■ Objective:
Give the data below again exactly as written, without its pictures.

■ Given records:
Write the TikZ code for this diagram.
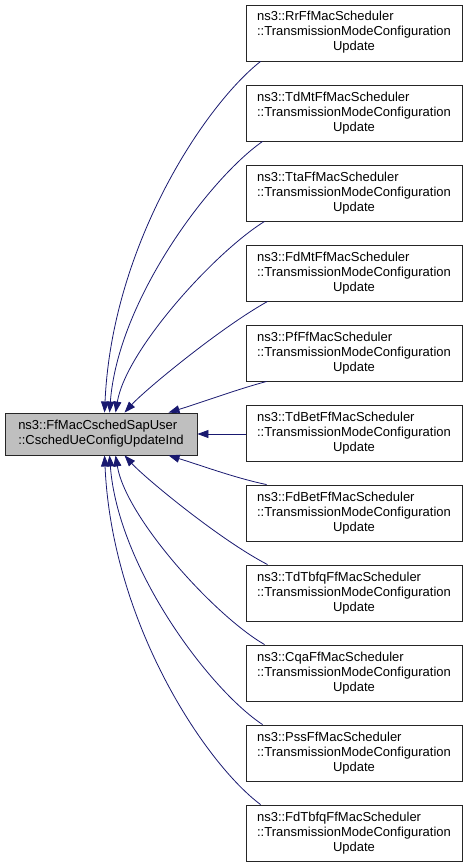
\documentclass[tikz,border=0pt]{standalone}
\usepackage{fontspec}
\setmainfont{Liberation Sans}
\usetikzlibrary{arrows.meta,calc}
\definecolor{edgeblue}{HTML}{191970}
\definecolor{boxgray}{HTML}{BFBFBF}
\tikzset{
  rbox/.style={draw=black!85,line width=0.9pt,fill=white,minimum width=216pt,minimum height=56pt,inner sep=0pt,font=\fontsize{13}{15}\selectfont},
  lbox/.style={draw=black!85,line width=0.9pt,fill=boxgray,minimum width=192pt,minimum height=42pt,inner sep=0pt,align=left,font=\fontsize{13}{15}\selectfont},
  edge/.style={draw=edgeblue,line width=0.8pt,-{Triangle[length=11pt,width=8pt]}}
}
\newcommand{\rtext}[1]{\begin{tabular}{@{}l@{}}ns3::#1\\::TransmissionModeConfiguration\\\multicolumn{1}{@{}c@{}}{Update}\end{tabular}}
\begin{document}
\begin{tikzpicture}[x=1pt,y=-1pt]
\useasboundingbox (0,0) rectangle (469,867);
\node[lbox] (L) at (101,434) {ns3::FfMacCschedSapUser\\::CschedUeConfigUpdateInd};
\node[rbox] (R0) at (354,33) {\rtext{RrFfMacScheduler}};
\node[rbox] (R1) at (354,113) {\rtext{TdMtFfMacScheduler}};
\node[rbox] (R2) at (354,193) {\rtext{TtaFfMacScheduler}};
\node[rbox] (R3) at (354,273) {\rtext{FdMtFfMacScheduler}};
\node[rbox] (R4) at (354,353) {\rtext{PfFfMacScheduler}};
\node[rbox] (R5) at (354,433) {\rtext{TdBetFfMacScheduler}};
\node[rbox] (R6) at (354,513) {\rtext{FdBetFfMacScheduler}};
\node[rbox] (R7) at (354,593) {\rtext{TdTbfqFfMacScheduler}};
\node[rbox] (R8) at (354,673) {\rtext{CqaFfMacScheduler}};
\node[rbox] (R9) at (354,753) {\rtext{PssFfMacScheduler}};
\node[rbox] (R10) at (354,833) {\rtext{FdTbfqFfMacScheduler}};
% upper edges
\draw[edge] ($(R0.south west)+(15,0)$) .. controls (205,105) and (112,245) .. ($(L.north west)+(100,0)$);
\draw[edge] ($(R1.south west)+(17,0)$) .. controls (210,178) and (118,300) .. ($(L.north west)+(105,0)$);
\draw[edge] ($(R2.south west)+(19,0)$) .. controls (215,252) and (126,350) .. ($(L.north west)+(111,0)$);
\draw[edge] ($(R3.south west)+(22,0)$) .. controls (220,328) and (145,390) .. ($(L.north west)+(120,0)$);
\draw[edge] ($(R4.south west)+(21,0)$) .. controls (235,390) and (200,403) .. ($(L.north west)+(164,0)$);
% middle
\draw[edge] (R5.west |- L.east) -- (L.east);
% lower edges
\draw[edge] ($(R6.north west)+(21,0)$) .. controls (235,478) and (200,465) .. ($(L.south west)+(164,0)$);
\draw[edge] ($(R7.north west)+(22,0)$) .. controls (220,540) and (145,478) .. ($(L.south west)+(120,0)$);
\draw[edge] ($(R8.north west)+(19,0)$) .. controls (215,616) and (126,518) .. ($(L.south west)+(111,0)$);
\draw[edge] ($(R9.north west)+(17,0)$) .. controls (210,690) and (118,568) .. ($(L.south west)+(105,0)$);
\draw[edge] ($(R10.north west)+(15,0)$) .. controls (205,763) and (112,623) .. ($(L.south west)+(100,0)$);
\end{tikzpicture}
\end{document}
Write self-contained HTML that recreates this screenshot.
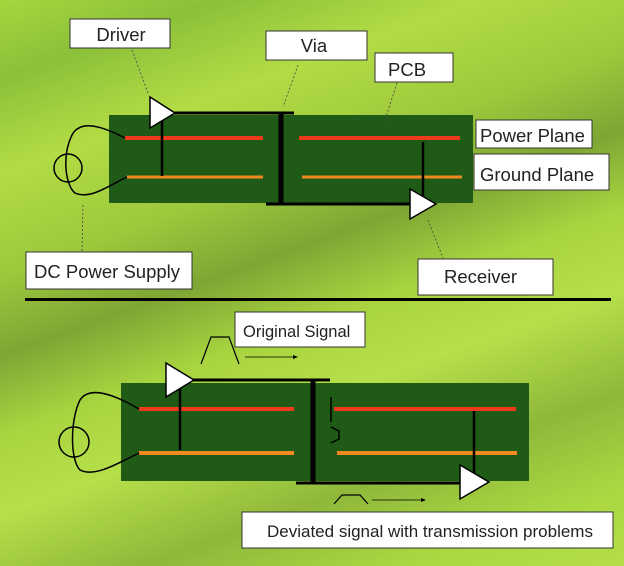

■ Expected answer:
Write the TikZ code for this diagram.
\documentclass[tikz,border=0pt]{standalone}
\usepackage{fontspec}
\setmainfont{Liberation Sans}
\usetikzlibrary{arrows.meta,calc}
\definecolor{edgeblue}{HTML}{191970}
\definecolor{boxgray}{HTML}{BFBFBF}
\tikzset{
  rbox/.style={draw=black!85,line width=0.9pt,fill=white,minimum width=216pt,minimum height=56pt,inner sep=0pt,font=\fontsize{13}{15}\selectfont},
  lbox/.style={draw=black!85,line width=0.9pt,fill=boxgray,minimum width=192pt,minimum height=42pt,inner sep=0pt,align=left,font=\fontsize{13}{15}\selectfont},
  edge/.style={draw=edgeblue,line width=0.8pt,-{Triangle[length=11pt,width=8pt]}}
}
\newcommand{\rtext}[1]{\begin{tabular}{@{}l@{}}ns3::#1\\::TransmissionModeConfiguration\\\multicolumn{1}{@{}c@{}}{Update}\end{tabular}}
\begin{document}
\begin{tikzpicture}[x=1pt,y=-1pt]
\useasboundingbox (0,0) rectangle (469,867);
\node[lbox] (L) at (101,434) {ns3::FfMacCschedSapUser\\::CschedUeConfigUpdateInd};
\node[rbox] (R0) at (354,33) {\rtext{RrFfMacScheduler}};
\node[rbox] (R1) at (354,113) {\rtext{TdMtFfMacScheduler}};
\node[rbox] (R2) at (354,193) {\rtext{TtaFfMacScheduler}};
\node[rbox] (R3) at (354,273) {\rtext{FdMtFfMacScheduler}};
\node[rbox] (R4) at (354,353) {\rtext{PfFfMacScheduler}};
\node[rbox] (R5) at (354,433) {\rtext{TdBetFfMacScheduler}};
\node[rbox] (R6) at (354,513) {\rtext{FdBetFfMacScheduler}};
\node[rbox] (R7) at (354,593) {\rtext{TdTbfqFfMacScheduler}};
\node[rbox] (R8) at (354,673) {\rtext{CqaFfMacScheduler}};
\node[rbox] (R9) at (354,753) {\rtext{PssFfMacScheduler}};
\node[rbox] (R10) at (354,833) {\rtext{FdTbfqFfMacScheduler}};
% upper edges
\draw[edge] ($(R0.south west)+(15,0)$) .. controls (205,105) and (112,245) .. ($(L.north west)+(100,0)$);
\draw[edge] ($(R1.south west)+(17,0)$) .. controls (210,178) and (118,300) .. ($(L.north west)+(105,0)$);
\draw[edge] ($(R2.south west)+(19,0)$) .. controls (215,252) and (126,350) .. ($(L.north west)+(111,0)$);
\draw[edge] ($(R3.south west)+(22,0)$) .. controls (220,328) and (145,390) .. ($(L.north west)+(120,0)$);
\draw[edge] ($(R4.south west)+(21,0)$) .. controls (235,390) and (200,403) .. ($(L.north west)+(164,0)$);
% middle
\draw[edge] (R5.west |- L.east) -- (L.east);
% lower edges
\draw[edge] ($(R6.north west)+(21,0)$) .. controls (235,478) and (200,465) .. ($(L.south west)+(164,0)$);
\draw[edge] ($(R7.north west)+(22,0)$) .. controls (220,540) and (145,478) .. ($(L.south west)+(120,0)$);
\draw[edge] ($(R8.north west)+(19,0)$) .. controls (215,616) and (126,518) .. ($(L.south west)+(111,0)$);
\draw[edge] ($(R9.north west)+(17,0)$) .. controls (210,690) and (118,568) .. ($(L.south west)+(105,0)$);
\draw[edge] ($(R10.north west)+(15,0)$) .. controls (205,763) and (112,623) .. ($(L.south west)+(100,0)$);
\end{tikzpicture}
\end{document}
Write self-contained HTML that recreates this screenshot.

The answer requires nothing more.